De même, le texte reste bien trop vague lorsqu’il évoque  certaines catégories de pièces de rechange, de pièces issues de l'économie circulaire». S’arrêterait-il aux pièces de carrosserie, y ajouterait-il quelques pièces mécaniques et, si oui, lesquelles ? Irait-on jusqu’aux organes de sécurité, pourtant exclus, en tout cas pour l’instant, de la filière des pièces de réemploi ? Et aussi faudrait-il s’assurer de la traçabilité desdites pièces, même si la filière du recyclage y travaille…Encore «un décret en Conseil d'État» devrait-il établir «la liste des catégories de pièces concernées» et préciser «la définition des pièces issues de l'économie circulaire au sens du présent article», que la noble institution semblerait bien en peine de définir sans consulter l’ensemble des acteurs concernés, professionnels de l’atelier comme du recyclage, voire même… l’ensemble de la filière automobile ! Un travail de titan que l’on ne souhaite à personne, en l’état, de se coltiner. D’autant que se pose, ensuite, la question de la main d’œuvre nécessaire à rendre la pièce de réemploi conforme à l’installation sur le véhicule à réparer, ce qui coûterait finalement au client et complique quelque peu l’équation économique de la PRE (pièce de réemploi).Les «motifs légitimes» en vertu desquels «le professionnel n'est pas tenu de proposer ces pièces» risquent d’être, certes, moins difficiles à définir mais colportent, elles aussi, leur lot d’écueils et ce, pour le législateur comme pour les professions concernées… Et considérer que la contrevenance audit article de loi pourrait conduire à des sanctions allant jusqu’à 15 000 euros pour une personne morale, voilà qui pourrait décourager plus d’un garagiste de faire son métier !
Quid des fédérations ?
Contactées, la FFC-Réparateurs et la branche Carrossiers du CNPA n’ont pas encore eu le temps de nous répondre, sans doute prises de vitesse par l’urgence de la situation comme nous avons, nous-mêmes, failli l’être. Mais la FNAA, elle, s’est déjà insurgée et prépare une contre-attaque devant les sénateurs, le projet de loi sur la Transition énergétique devant à présent être examiné par la Haute Chambre. «Cet amendement n’est pas acceptable et nous allons demander au Sénat de revenir sur le texte, affirme Aliou Sow, secrétaire général de la fédération. C’est créer du formalisme là où il n’y en avait pas besoin et mettre une responsabilité sur le dos de professionnels qui proposent déjà l’usage de pièces de réemploi en fonction des besoins de leurs clients.»En effet, il n’est plus rare, aujourd’hui et face à un parc roulant plutôt âgé et majoritairement hors garantie, de se voir proposer le remplacement d’une pièce mécanique ou de carrosserie usée ou endommagée par une pièce de réemploi issue de la filière consacrée. Certains assureurs, d’ailleurs, ont même expérimenté officiellement le concept en régions. Il ne serait, d’ailleurs, pas étonnant que leurs intérêts se retrouvent derrière ce fameux amendement. Mais là où la pilule ne passe pas, pour la FNAA, c’est que la proposition devienne obligatoire sans que soit précisés le type de véhicules et le type de pièces concernées…

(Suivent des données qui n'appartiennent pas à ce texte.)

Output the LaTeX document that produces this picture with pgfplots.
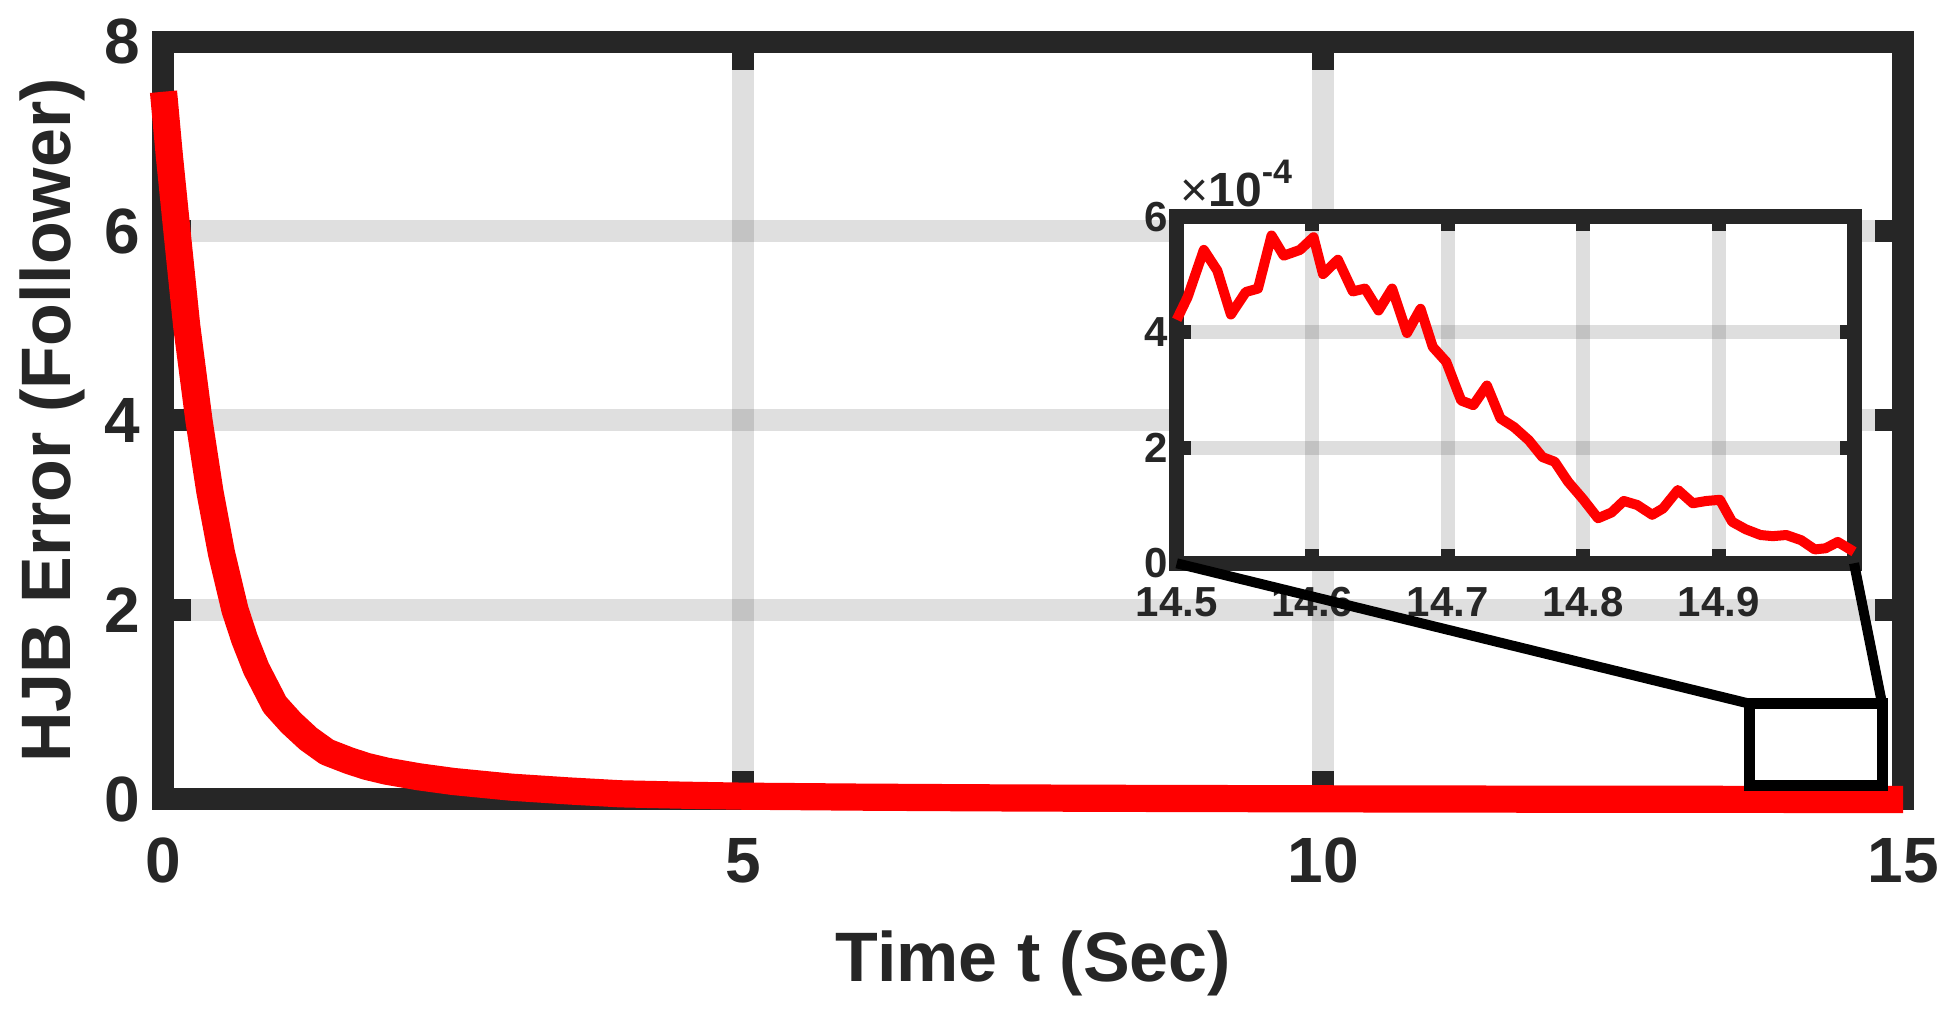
\documentclass[border=0pt]{standalone}
\usepackage{fontspec}
\setmainfont{Liberation Sans}
\usepackage{pgfplots}
\pgfplotsset{compat=1.18}
\definecolor{axcol}{RGB}{38,38,38}
\definecolor{mred}{RGB}{255,0,0}

\begin{document}
\begin{tikzpicture}
\begin{axis}[name=main, scale only axis, width=869.75pt, height=379pt,
  xmin=0, xmax=15, ymin=0, ymax=8,
  xtick={0,5,10,15}, ytick={0,2,4,6,8},
  clip=false, axis on top=false,
  axis line style={line width=11pt, color=axcol, line cap=rect},
  tick style={line width=11pt, color=axcol},
  major tick length=14pt, tick align=inside,
  grid=major, major grid style={line width=11pt, color=axcol, opacity=0.15},
  /pgf/number format/assume math mode=true,
  ticklabel style={font=\fontsize{32}{38}\selectfont\bfseries, text=axcol},
  xticklabel style={yshift=-15.8pt},
  yticklabel style={xshift=-8pt},
  xlabel={Time t (Sec)}, ylabel={HJB Error (Follower)},
  label style={font=\fontsize{35}{42}\selectfont\bfseries, text=axcol},
  xlabel style={at={(axis description cs:0.5,0)}, anchor=base, yshift=-91.1pt},
  ylabel style={at={(axis description cs:-0.05318,0.5)}, anchor=base},
]
\addplot[mred, line width=13.6pt, line cap=butt, line join=round] table {
x y
0 7.47
0.05 6.80
0.116 6.00
0.2 5.00
0.306 4.00
0.4 3.25
0.5 2.60
0.617 2.00
0.7 1.69
0.8 1.38
0.96 1.00
1.1 0.81
1.25 0.64
1.41 0.50
1.6 0.41
1.75 0.35
1.92 0.30
2.2 0.24
2.5 0.19
3.0 0.13
3.5 0.09
3.94 0.06
4.5 0.045
5 0.035
6 0.025
7 0.018
8 0.013
10 0.007
12 0.003
14 0.001
15 0.0002
};
\draw[black, line width=5.5pt] (axis cs:13.68,0.146) rectangle (axis cs:14.82,1.01);
\coordinate (rTL) at (axis cs:13.68,1.01);
\coordinate (rTR) at (axis cs:14.82,1.01);
\end{axis}

\begin{axis}[name=ins, at={(506.6pt,118.1pt)}, anchor=south west,
  scale only axis, width=338.65pt, height=173.15pt,
  xmin=14.5, xmax=15, ymin=0, ymax=6,
  xtick={14.5,14.6,14.7,14.8,14.9}, xticklabels={14.5,14.6,14.7,14.8,14.9},
  ytick={0,2,4,6},
  clip=false, axis on top=false,
  axis background/.style={fill=white},
  axis line style={line width=7.5pt, color=axcol, line cap=rect},
  tick style={line width=7pt, color=axcol},
  major tick length=7pt, tick align=inside,
  grid=major, major grid style={line width=7pt, color=axcol, opacity=0.15},
  /pgf/number format/assume math mode=true,
  ticklabel style={font=\fontsize{21}{25}\selectfont\bfseries, text=axcol},
  xticklabel style={yshift=-8.5pt},
  yticklabel style={xshift=-1pt},
]
\addplot[mred, line width=5pt, line join=round] table {
x y
14.5 4.22
14.508 4.61
14.520 5.43
14.530 5.07
14.540 4.31
14.551 4.70
14.560 4.76
14.570 5.68
14.579 5.33
14.591 5.43
14.601 5.65
14.608 5.01
14.619 5.26
14.630 4.71
14.639 4.76
14.649 4.38
14.659 4.76
14.670 3.99
14.680 4.41
14.689 3.75
14.699 3.49
14.710 2.82
14.719 2.74
14.729 3.08
14.739 2.51
14.749 2.36
14.760 2.13
14.770 1.84
14.779 1.76
14.789 1.41
14.800 1.11
14.811 0.78
14.821 0.88
14.830 1.08
14.840 1.01
14.851 0.84
14.859 0.95
14.870 1.27
14.881 1.04
14.891 1.08
14.901 1.10
14.910 0.72
14.920 0.59
14.931 0.49
14.940 0.47
14.950 0.49
14.961 0.40
14.971 0.24
14.979 0.26
14.988 0.37
15.0 0.20
};
\node[anchor=base west, inner sep=0pt, text=axcol, font=\fontsize{24}{28}\selectfont\bfseries]
  at ([xshift=1.65pt,yshift=5.15pt]axis description cs:0,1)
  {{\mdseries ×}10\raisebox{11.5pt}{\fontsize{17}{20}\selectfont -4}};
\end{axis}

\draw[black, line width=5pt] (ins.south west) -- (rTL);
\draw[black, line width=5pt] (ins.south east) -- (rTR);

\path[use as bounding box] (-81.75pt,-105.25pt) rectangle (891.75pt,399.75pt);
\end{tikzpicture}
\end{document}
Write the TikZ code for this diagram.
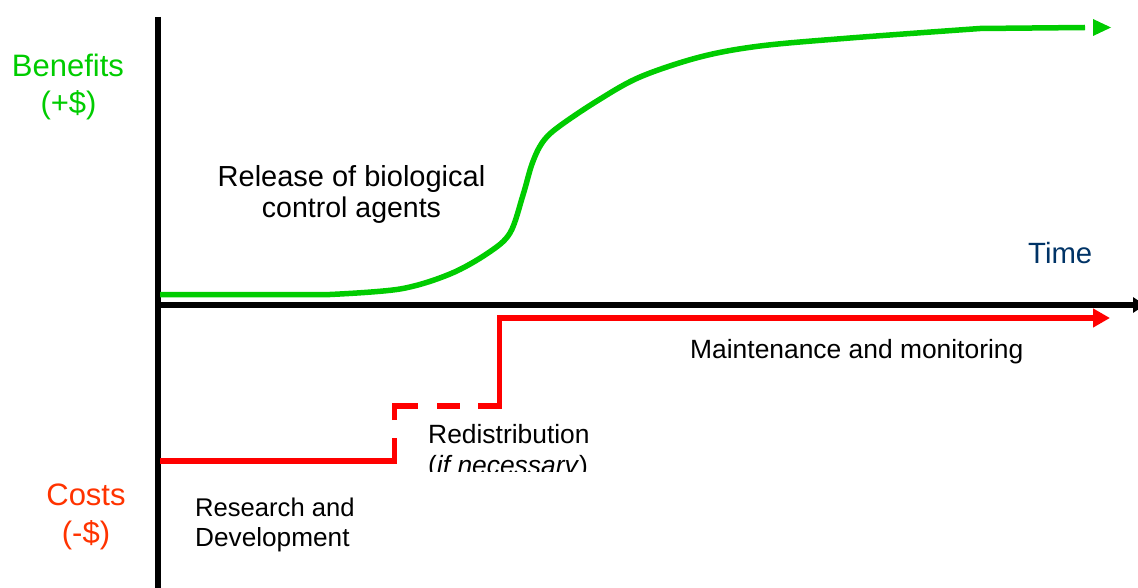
\documentclass[tikz,border=0pt]{standalone}
\usepackage{fontspec}
\setmainfont{Liberation Sans}
\usetikzlibrary{arrows.meta}
\definecolor{benegreen}{RGB}{0,204,0}
\definecolor{costred}{RGB}{255,51,0}
\definecolor{linered}{RGB}{255,0,0}
\definecolor{timeblue}{RGB}{0,51,102}
\tikzset{
  axisline/.style={line width=5.5pt, black},
  greenline/.style={line width=5.5pt, benegreen},
  redline/.style={line width=5.5pt, linered},
  labeltext/.style={inner sep=0pt, font=\fontsize{31}{37}\selectfont},
  bodytext/.style={inner sep=0pt, font=\fontsize{26.4}{30}\selectfont, text=black},
}
\begin{document}
\begin{tikzpicture}[x=1pt,y=-1pt]
\useasboundingbox (0,0) rectangle (1138,588);
\clip (0,0) rectangle (1138,588);
% axes
\coordinate (ytop) at (158,17);
\coordinate (ybot) at (158,592);
\coordinate (xleft) at (155.25,305);
\coordinate (xright) at (1145,305);
\draw[axisline] (ytop) -- (ybot);
\draw[axisline, -{Triangle[length=12pt,width=15pt]}] (xleft) -- (xright);
% benefits curve
\coordinate (gstart) at (160,294.5);
\coordinate (gend) at (1085,27.5);
\draw[greenline]
  (gstart) -- plot[smooth, tension=0.55] coordinates {(330,294.5) (400,289) (450,274) (488,253) (510,233) (523,195) (532,164) (542,143) (557,128) (597,101) (640,77) (700,57) (760,46) (850,38) (980,28.5)} -- (gend);
\fill[benegreen] (1093,19) -- (1111,27.5) -- (1093,36) -- cycle;
% costs line
\coordinate (r0) at (160,461);
\coordinate (r1) at (394.5,461);
\coordinate (r2) at (394.5,438);
\coordinate (r3) at (394.5,420);
\coordinate (r4) at (394.5,406);
\coordinate (r5) at (418,406);
\coordinate (r6) at (437,406);
\coordinate (r7) at (460,406);
\coordinate (r8) at (478,406);
\coordinate (r9) at (499.5,406);
\coordinate (r10) at (499.5,318);
\coordinate (r11) at (1110,318);
\draw[redline] (r0) -- (r1) -- (r2);
\draw[redline] (r3) -- (r4) -- (r5);
\draw[redline] (r6) -- (r7);
\draw[redline, -{Triangle[length=17pt,width=18pt]}] (r8) -- (r9) -- (r10) -- (r11);
% labels
\node[labeltext, text=benegreen, anchor=base] (ben1) at (68,77) {Benefits};
\node[labeltext, text=benegreen, anchor=base] (ben2) at (68.5,114) {(+\$)};
\node[labeltext, text=costred, anchor=base] (cost1) at (86,505) {Costs};
\node[labeltext, text=costred, anchor=base] (cost2) at (86,543) {(-\$)};
\node[inner sep=0pt, font=\fontsize{29.3}{34}\selectfont, text=timeblue, anchor=base west] (time) at (1028,263) {Time};
\node[bodytext, font=\fontsize{29}{34}\selectfont, anchor=base] (rel1) at (351.5,187) {Release of biological};
\node[bodytext, font=\fontsize{28.5}{34}\selectfont, anchor=base] (rel2) at (351.5,218) {control agents};
\node[bodytext, anchor=base west] (maint) at (690,358) {Maintenance and monitoring};
\node[bodytext, font=\fontsize{25.6}{30}\selectfont, anchor=base west] (res1) at (195,516) {Research and};
\node[bodytext, font=\fontsize{26.2}{30}\selectfont, anchor=base west] (res2) at (195,546) {Development};
\node[bodytext, anchor=base west] (redis1) at (428,443) {Redistribution};
\begin{scope}
\clip (400,430) rectangle (640,471.5);
\node[bodytext, anchor=base west] (redis2) at (428,474) {(\textit{if necessary})};
\end{scope}
\end{tikzpicture}
\end{document}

« Privilégier le cas par cas »
«Les entreprises d’entretien et de réparation sont en grande majorité des TPE qui maintiennent des liens de proximité avec leurs clients, des liens humains. Leur préoccupation est de permettre de faire réparer leurs véhicules avec qualité et au meilleur prix, plaide Aliou Sow. Mais la proposition de pièces de réemploi ne peut se faire qu’au cas par cas, on ne peut pas dire “si j’interviens sur cette pièce, alors je dois proposer une pièce de réemploi” indifféremment du type de véhicule, de son âge, de ce que souhaite le client ! Le véhicule est son patrimoine, il est naturel qu’il veuille le préserver. Or, la pièce de réemploi, aussi vertueuse soit-elle, comporte trop d’inconnues pour s'adosser à une obligation.»Et le secrétaire général de la FNAA n’oublie pas de souligner la présence de professionnels de la démolition et du recyclage dans les rangs du syndicat patronal, ni la présence de la fédération elle-même au sein du Comité de suivi de la filière VHU (véhicule hors d’usage). C’est donc une organisation professionnelle au courant des enjeux économiques, environnementaux et sociaux qui entourent la pièce de réemploi. Et Aliou Sow de rappeler le pas en avant fait avec la Charte de bonnes pratiques experts en automobile-réparateurs : «nous avons signé, avec les experts, que le chiffrage avec pièces de réemploi soit obligatoirement proposé si toutes les parties concernées lors d’un sinistre sont d’accord».Une situation qui prend son sens en fonction du cas de chaque automobiliste et de chaque véhicule. Une solution amiable, en quelque sorte, qui ne comporte aucune sanction pécuniaire, comme le propose cet amendement n°798. Ce que déplore évidemment la FNAA. Et que devraient également déplorer, de concert, les autres fédérations de professionnels de l’entretien-réparation.